At a financial analyst meeting, Adobe estimated revenue will total $13.15 billion in the year beginning Dec. 1, compared to analysts' forecast of $13.14 billion. The company also projected adjusted earnings $9.75 a share for fiscal 2020, compared with analysts' predictions of $9.70.

Adobe put net new annual recurring revenue for digital media, which tracks new demand for the company's creative and document software, at $1.55 billion for fiscal 2020. That tops analysts' forecast of $1.53 billion, according to Bloomberg. Investors care about that number because of Adobe's general slowdown in revenue growth.

"Our strategy to unleash creativity, accelerate document productivity and power digital businesses is driving our growth and represents a $128 billion opportunity in 2022," Adobe CEO Shantanu Narayen said in a news release announcing the estimates.

The stock rose 4.43% to $289.79 in premarket trading. The stock has gained 22.66% so far in 2019.

5. -- Shake Shack Sinks on Weak Same-Store Sales Forecast

Shake Shack  (SHAK)  sank 17% to $69.88 in premarket trading Tuesday on a disappointing sales forecast even after the burger chain's third-quarter earnings topped analysts' estimates.

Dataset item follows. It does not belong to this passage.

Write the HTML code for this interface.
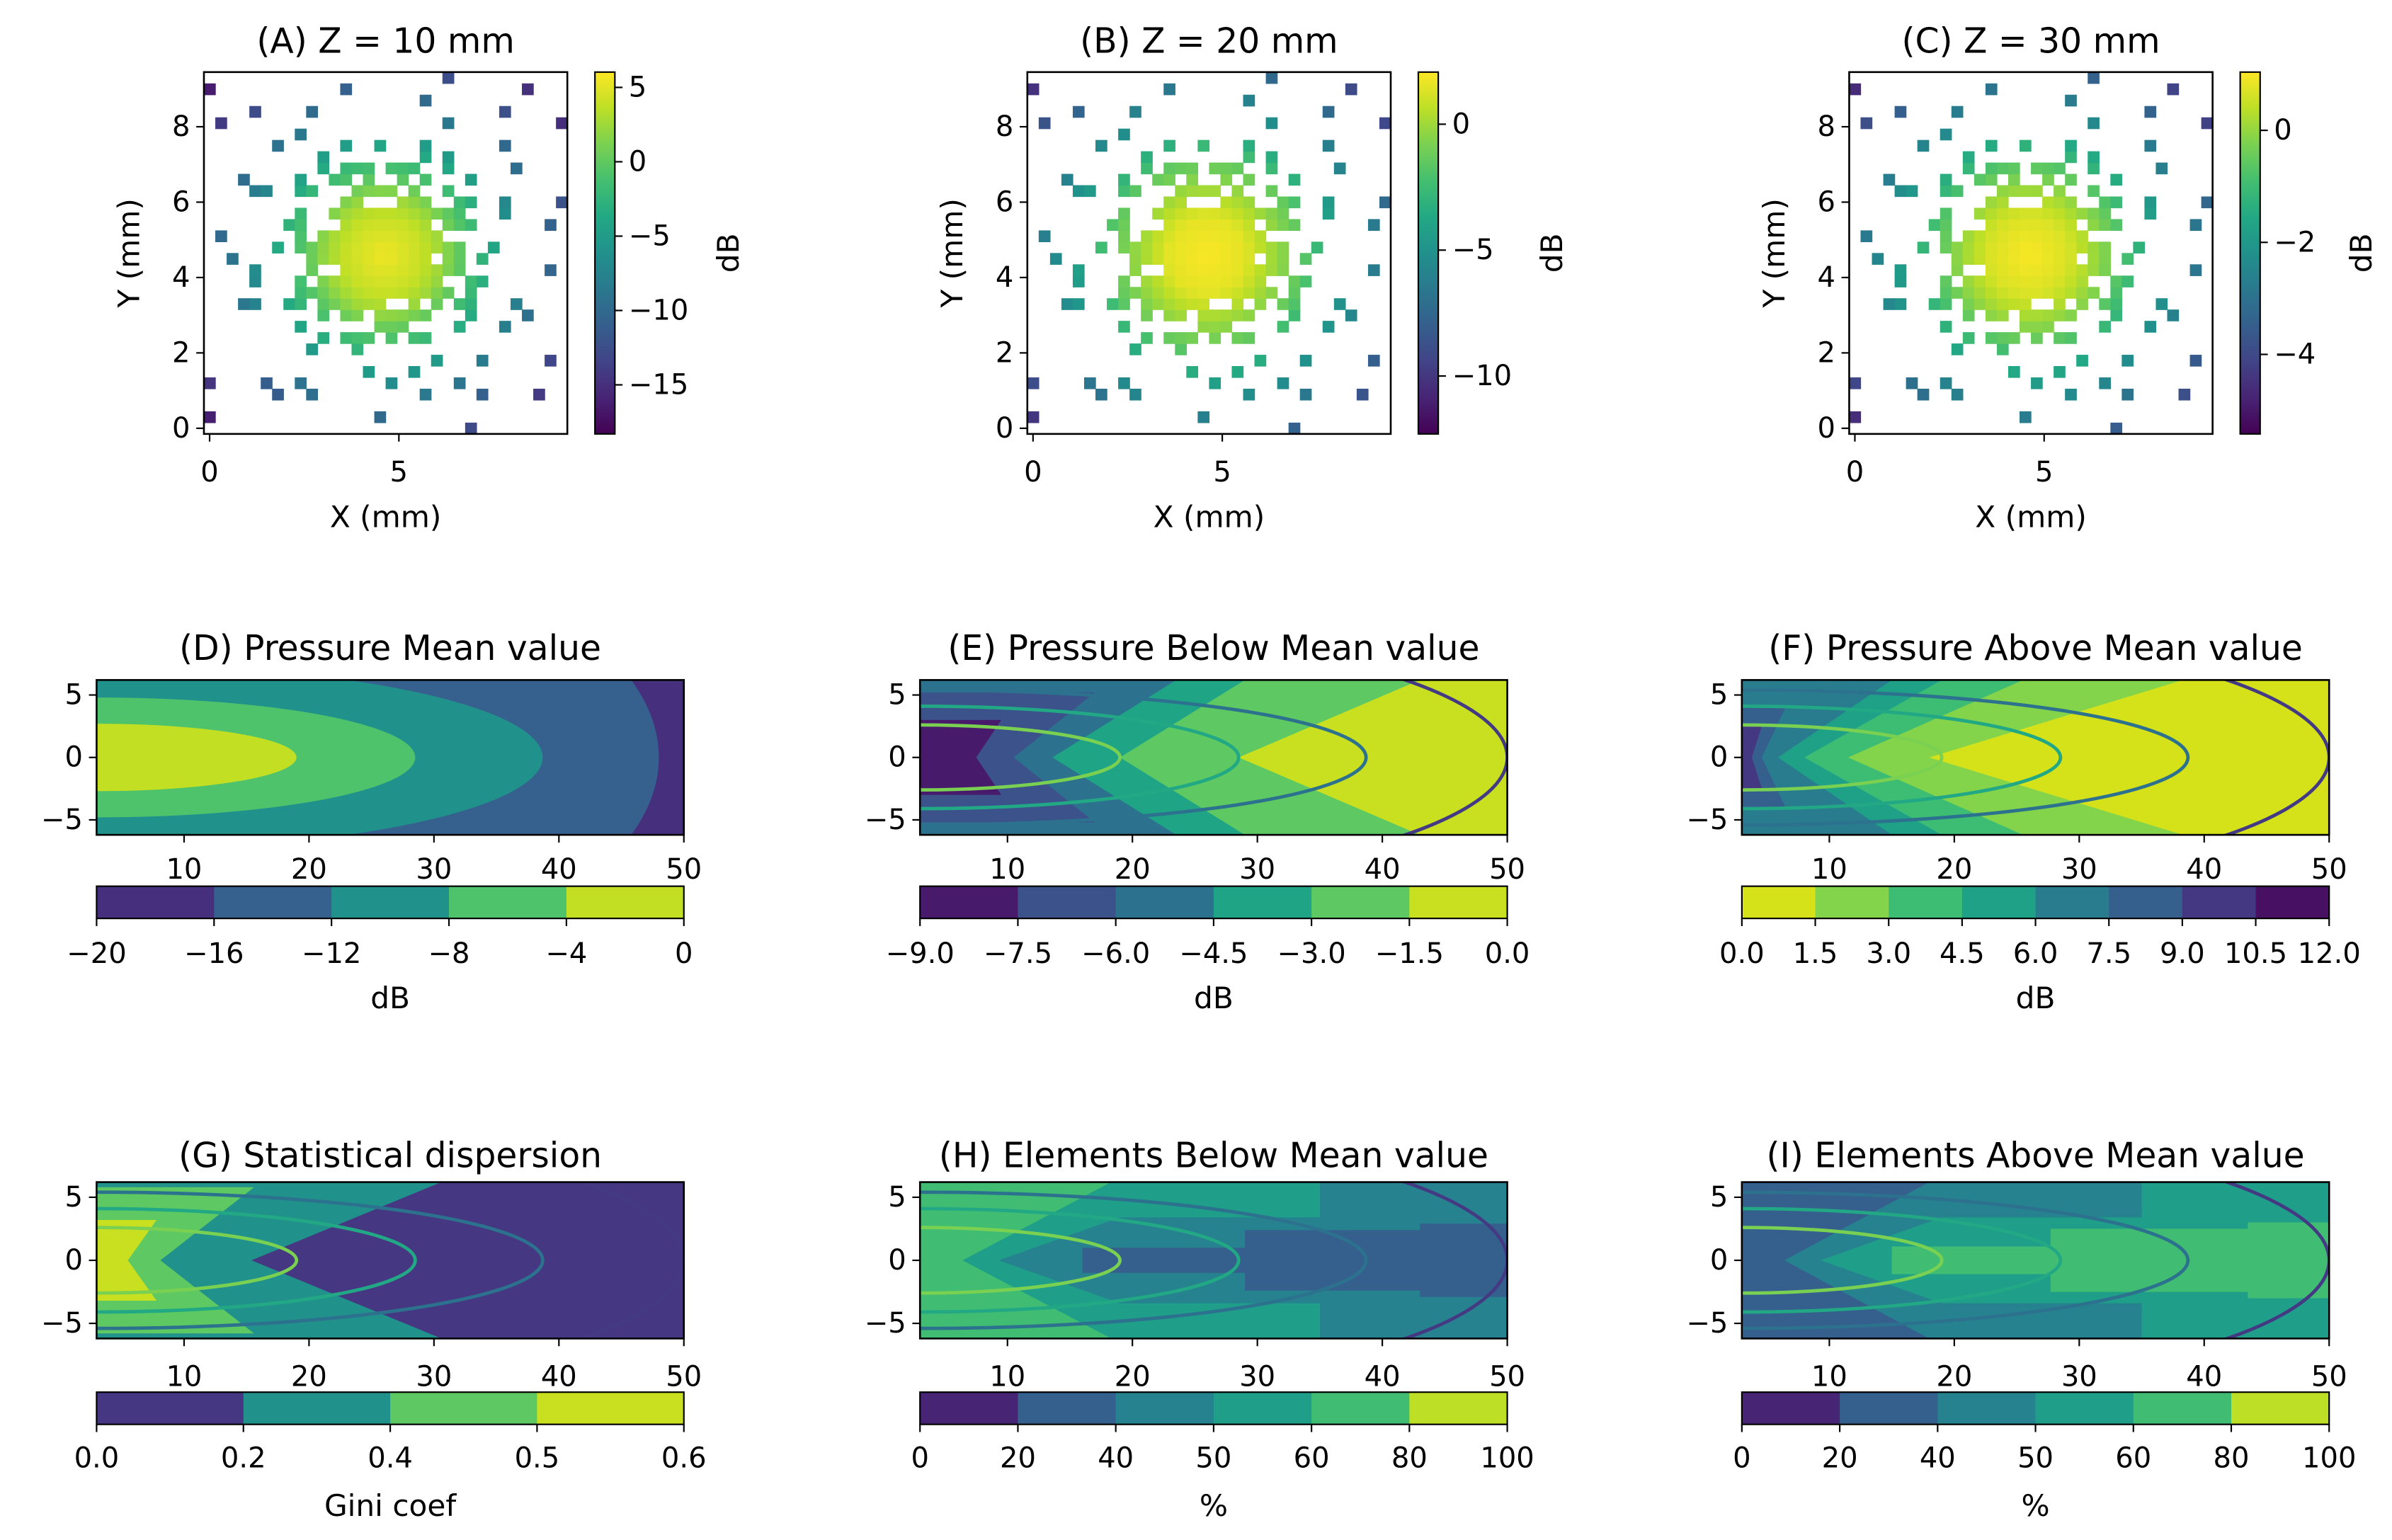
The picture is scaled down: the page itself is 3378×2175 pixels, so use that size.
<!DOCTYPE html>
<html><head><meta charset="utf-8"><style>
html,body{margin:0;padding:0;background:#fff;}
svg{display:block;font-family:"DejaVu Sans","Liberation Sans",sans-serif;}
</style></head><body>
<svg id="fig" width="3378" height="2175" viewBox="0 0 1560 1004.4" xmlns="http://www.w3.org/2000/svg"></svg>
<script>
// ---------- DATA ----------
const maskRows = [
 [23],[0,15],[],[6,9,19,24,29],[0,5,8,16,22],[14,18],[20,24,30],[9,13],
 [10,12,13,14,16,18,19],[8,15,16,17,22,26],[10,12,13,15,16,17,18,19,23,28],
 [3,4,7,8,10,11,12,13,14,15,18,20,22,23,27],
 [8,9,10,11,12,13,14,15,16,17,18,19,20,21,23],
 [4,8,10,11,12,13,14,15,16,17,18,19,20,23,24],
 [4,9,12,13,14,15,16,17,18,19,20,21,22,30],
 [2,9,10,11,12,13,14,15,16,17,18,19,21,22,24],
 [6,8,9,10,11,12,13,14,15,16,17,18,19,20,21,22,25],
 [1,8,10,11,12,13,14,15,16,17,18,19,20],
 [7,8,12,13,14,15,16,17,18,19,21,22,23,30],
 [8,11,12,13,14,15,16,17,18,19,20,21,22,26],
 [12,13,17,18,19,22,23,26,31],
 [4,5,8,9,13,14,15,16,18,21],
 [3,8,11,12,14,17,19,23],
 [10,12,13,14,16,17,18,21,27],
 [10,19,21],[6,12,15,19,26],[8],[1,21,31],[4,9,26],[19],[0,12,28],[21]
];
const radiusMm = [0,1,1.5,2,2.5,3,3.5,4,5,6,7];
const profileA = [5.5,4,2.5,0,-2,-4.5,-7,-9,-12.5,-15.5,-18];
const profileB = [2,1.5,0.5,-0.5,-1.5,-3,-4.5,-5.5,-7.5,-9.5,-11.5];
const profileC = [1,0.7,0.3,-0.2,-0.8,-1.4,-2,-2.5,-3.4,-4.3,-5.2];
const cbTicksA = [5,0,-5,-10,-15];
const cbTicksB = [0,-5,-10];
const cbTicksC = [0,-2,-4];
const heatXTicks = [0,5];
const heatYTicks = [0,2,4,6,8];

const zTicks = [10,20,30,40,50];
const yTicks = [5,0,-5];
const labelsD = ['−20','−16','−12','−8','−4','0'];
const labelsE = ['−9.0','−7.5','−6.0','−4.5','−3.0','−1.5','0.0'];
const labelsF = ['0.0','1.5','3.0','4.5','6.0','7.5','9.0','10.5','12.0'];
const labelsG = ['0.0','0.2','0.4','0.5','0.6'];
const labelsH = ['0','20','40','50','60','80','100'];
const paletteD = ['#46307e','#36608d','#21918c','#4ec36b','#c2df23'];
const paletteE = ['#481a6c','#3b528b','#2c728e','#20a486','#5ec962','#c8e020'];
const paletteF = ['#d5e21a','#84d44b','#3dbc74','#1fa188','#287c8e','#355f8d','#453882','#471063'];
const paletteG = ['#453781','#21918c','#5ec962','#c8e020'];
const paletteH = ['#482475','#355f8d','#26828e','#1f9e89','#40bd72','#bddf26'];
const bandsD = [[0,0,0],[1,45,20],[2,35.7,7.5],[3,25.5,4.8],[4,16,2.7]];
const bandsE = [[2,'B',0,0,0],[1,'L',10.5,17,5.2],[0,'L',7.5,9.5,3],[3,'R',13.6,23.5,6.2],[4,'R',19,29,6.2],[5,'R',28.5,43,6.2]];
const bandsF = [[4,'B',0,0,0],[5,'L',4.6,6.5,4],[6,'L',3.8,4.6,2.5],[3,'R',5.9,15,6.2],[2,'R',8,19,6.2],[1,'R',11.5,25.5,6.2],[0,'R',18,38.3,6.2]];
const bandsG = [[0,'B',0,0,0],[1,'L',15.4,30.6,6.2],[2,'L',8.1,15.6,5.8],[3,'L',5.5,7.8,3.2]];
const bandsH = [[3,'B',0,0,0],[2,'R',9.3,19,3.4],[2,'R',35,35,6.2],[1,'R',16,16,1],[1,'R',29,29,2.4],[1,'R',43,43,2.9],[4,'L',6.4,18.3,6.2]];
const bandsI = [[2,'B',0,0,0],[3,'R',9.3,19,3.4],[3,'R',35,35,6.2],[4,'R',15,15,1.1],[4,'R',27.7,27.7,2.5],[4,'R',43.5,43.5,3],[1,'L',6.4,18,6.2]];
const ringRx = [16,25.5,35.7,47];
const ringRy = [2.6,4.1,5.4,11];
const ringColors = ['#7ad151','#22a884','#2c728e','#443a83'];

// ---------- RENDER ----------
const NS='http://www.w3.org/2000/svg';
const svg=document.getElementById('fig');
const TITLE=22.5, TICK=18.5, LAB=19.5;
function mk(tag,attrs,parent){const e=document.createElementNS(NS,tag);for(const k in attrs)e.setAttribute(k,attrs[k]);(parent||svg).appendChild(e);return e;}
const vstops=[[0,'#440154'],[0.1,'#482475'],[0.2,'#414487'],[0.3,'#355f8d'],[0.4,'#2a788e'],[0.5,'#21918c'],[0.6,'#22a884'],[0.7,'#44bf70'],[0.8,'#7ad151'],[0.9,'#bddf26'],[1,'#fde725']];
function hex(h){return [1,3,5].map(i=>parseInt(h.substr(i,2),16));}
function viridis(t){t=Math.max(0,Math.min(1,t));for(let i=1;i<vstops.length;i++){if(t<=vstops[i][0]){const a=vstops[i-1],b=vstops[i];const f=(t-a[0])/(b[0]-a[0]);const ca=hex(a[1]),cb=hex(b[1]);return 'rgb('+ca.map((v,k)=>Math.round(v+(cb[k]-v)*f)).join(',')+')';}}return vstops[10][1];}
function interp(xs,ys,x){if(x<=xs[0])return ys[0];for(let i=1;i<xs.length;i++){if(x<=xs[i]){const f=(x-xs[i-1])/(xs[i]-xs[i-1]);return ys[i-1]+f*(ys[i]-ys[i-1]);}}return ys[ys.length-1];}
function txt(x,y,s,size,anchor,parent,rot){const t=mk('text',{x:x,y:y,'font-size':size,'text-anchor':anchor||'middle','dominant-baseline':'central',fill:'#000'},parent);if(rot)t.setAttribute('transform','rotate('+rot+' '+x+' '+y+')');t.textContent=s;return t;}
function fmt(v){return v<0?'−'+Math.abs(v):String(v);}

const heatPanels=[
 {key:'a',title:'(A) Z = 10 mm',L:133,cbL:388,prof:profileA,vmin:-18.3,vmax:6.03,ticks:cbTicksA,cbLab:475},
 {key:'b',title:'(B) Z = 20 mm',L:670,cbL:925,prof:profileB,vmin:-12.3,vmax:2.07,ticks:cbTicksB,cbLab:1012},
 {key:'c',title:'(C) Z = 30 mm',L:1206,cbL:1461,prof:profileC,vmin:-5.42,vmax:1.04,ticks:cbTicksC,cbLab:1540}
];
heatPanels.forEach(p=>{
  const g=mk('g',{});
  
  
  const T=47,B=283,W=237;
  const sx=v=>p.L+(v+0.15)/9.6*W, sy=v=>B-(v+0.15)/9.6*(B-T);
  const t=txt(p.L+W/2,27,p.title,TITLE,'middle',g);
  
  
  maskRows.forEach((cols,j)=>{cols.forEach(c=>{
    const xm=c*0.3,ym=j*0.3;const r=Math.hypot(xm-4.6,ym-4.6);
    const v=interp(radiusMm,p.prof,r);
    const cell=mk('rect',{x:sx(xm-0.15),y:sy(ym+0.15),width:sx(xm+0.15)-sx(xm-0.15)+0.3,height:sy(ym-0.15)-sy(ym+0.15)+0.3,fill:viridis((v-p.vmin)/(p.vmax-p.vmin))},g);
    
    
  });});
  const fr=mk('rect',{x:p.L,y:T,width:W,height:B-T,fill:'none',stroke:'#000','stroke-width':1.2},g);
  
  
  heatXTicks.forEach(v=>{mk('line',{x1:sx(v),x2:sx(v),y1:B,y2:B+5,stroke:'#000'},g);const l=txt(sx(v),308,String(v),TICK,'middle',g);});
  heatYTicks.forEach(v=>{mk('line',{x1:p.L-5,x2:p.L,y1:sy(v),y2:sy(v),stroke:'#000'},g);const l=txt(p.L-9,sy(v),String(v),TICK,'end',g);});
  const xl=txt(p.L+W/2,337,'X (mm)',LAB,'middle',g);
  
  
  const yl=txt(p.L-49,165,'Y (mm)',LAB,'middle',g,-90);
  
  
  const gid='grad'+p.key;const defs=mk('defs',{},g);const lg=mk('linearGradient',{id:gid,x1:0,y1:1,x2:0,y2:0},defs);
  vstops.forEach(s=>mk('stop',{offset:s[0],'stop-color':s[1]},lg));
  const cb=mk('rect',{x:p.cbL,y:T,width:13,height:B-T,fill:'url(#'+gid+')',stroke:'#000','stroke-width':1},g);
  
  
  const cy=v=>B-(v-p.vmin)/(p.vmax-p.vmin)*(B-T);
  p.ticks.forEach(v=>{mk('line',{x1:p.cbL+13,x2:p.cbL+18,y1:cy(v),y2:cy(v),stroke:'#000'},g);const l=txt(p.cbL+22,cy(v),fmt(v),TICK,'start',g);});
  const cl=txt(p.cbLab,165,'dB',LAB,'middle',g,-90);
  
  
});

const contourPanels=[
 {key:'d',title:'(D) Pressure Mean value',L:63,row:0,pal:paletteD,bands:bandsD,ell:true,labels:labelsD,unit:'dB',rings:false},
 {key:'e',title:'(E) Pressure Below Mean value',L:600,row:0,pal:paletteE,bands:bandsE,labels:labelsE,unit:'dB',rings:true},
 {key:'f',title:'(F) Pressure Above Mean value',L:1136,row:0,pal:paletteF,bands:bandsF,labels:labelsF,unit:'dB',rings:true},
 {key:'g',title:'(G) Statistical dispersion',L:63,row:1,pal:paletteG,bands:bandsG,labels:labelsG,unit:'Gini coef',rings:true},
 {key:'h',title:'(H) Elements Below Mean value',L:600,row:1,pal:paletteH,bands:bandsH,labels:labelsH,unit:'%',rings:true},
 {key:'i',title:'(I) Elements Above Mean value',L:1136,row:1,pal:paletteH,bands:bandsI,labels:labelsH,unit:'%',rings:true}
];
const rowGeo=[{T:443.5,B:544.5,title:423,tick:567,cbT:578,cbB:599,cbTick:622,cbLab:651},{T:771,B:873,title:754,tick:898,cbT:908,cbB:929,cbTick:951,cbLab:982}];
contourPanels.forEach(p=>{
  const r=rowGeo[p.row],W=383;
  const g=mk('g',{});
  
  
  const sx=z=>p.L+(z-3)/47*W, sy=y=>r.B-(y+6.2)/12.4*(r.B-r.T);
  const t=txt(p.L+W/2,r.title,p.title,TITLE,'middle',g);
  
  
  const defs=mk('defs',{},g);const cp=mk('clipPath',{id:'clip'+p.key},defs);
  mk('rect',{x:p.L,y:r.T,width:W,height:r.B-r.T},cp);
  const inner=mk('g',{'clip-path':'url(#clip'+p.key+')'},g);
  p.bands.forEach(b=>{
    let el;
    if(p.ell){
      if(b[1]===0){el=mk('rect',{x:p.L,y:r.T,width:W,height:r.B-r.T,fill:p.pal[b[0]]},inner);}
      else{el=mk('ellipse',{cx:sx(3),cy:sy(0),rx:sx(3+b[1])-sx(3),ry:sy(0)-sy(b[2]),fill:p.pal[b[0]]},inner);}
    }else{
      const [ci,side,tip,edge,h]=b;let pts;
      if(side==='B')pts=[[3,-6.3],[3,6.3],[50,6.3],[50,-6.3]];
      else if(side==='R')pts=[[tip,0],[edge,h],[50.5,h],[50.5,-h],[edge,-h]];
      else pts=[[2.5,h],[edge,h],[tip,0],[edge,-h],[2.5,-h]];
      el=mk('polygon',{points:pts.map(q=>sx(q[0]).toFixed(1)+','+sy(q[1]).toFixed(1)).join(' '),fill:p.pal[ci]},inner);
    }
    
    
  });
  if(p.rings){ringRx.forEach((rx,i)=>{
    const e=mk('ellipse',{cx:sx(3),cy:sy(0),rx:sx(3+rx)-sx(3),ry:sy(0)-sy(ringRy[i]),fill:'none',stroke:ringColors[i],'stroke-width':2.2},inner);
    
    
  });}
  const fr=mk('rect',{x:p.L,y:r.T,width:W,height:r.B-r.T,fill:'none',stroke:'#000','stroke-width':1.2},g);
  
  
  zTicks.forEach(v=>{mk('line',{x1:sx(v),x2:sx(v),y1:r.B,y2:r.B+5,stroke:'#000'},g);const l=txt(sx(v),r.tick,String(v),TICK,'middle',g);});
  yTicks.forEach(v=>{mk('line',{x1:p.L-5,x2:p.L,y1:sy(v),y2:sy(v),stroke:'#000'},g);const l=txt(p.L-9,sy(v),fmt(v),TICK,'end',g);});
  const n=p.labels.length-1;const seg=W/n;
  for(let k=0;k<n;k++){const c=mk('rect',{x:p.L+k*seg,y:r.cbT,width:seg+0.3,height:r.cbB-r.cbT,fill:p.pal[k]},g);}
  const cf=mk('rect',{x:p.L,y:r.cbT,width:W,height:r.cbB-r.cbT,fill:'none',stroke:'#000','stroke-width':1},g);
  
  
  p.labels.forEach((s,k)=>{const x=p.L+k*seg;mk('line',{x1:x,x2:x,y1:r.cbB,y2:r.cbB+5,stroke:'#000'},g);const l=txt(x,r.cbTick,s,TICK,'middle',g);});
  const ul=txt(p.L+W/2,r.cbLab,p.unit,LAB,'middle',g);
  
  
});
</script>
</body></html>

Adjusted earnings in the quarter were 26 cents a share, higher than Wall Street forecasts of 20 cents. Revenue of $157.8 million came in slightly above estimates.

However, weak quarterly same-store sales - up 2% vs. estimates of 2.5% - and a weak same-store sales forecast for the full year more than offset the current quarter's performance.

Shake Shack raised its full-year revenue forecast to a range of $592 million to $597 million but trimmed its full-year forecast for same-store sales growth to 1.5% from previous expectations of 2%.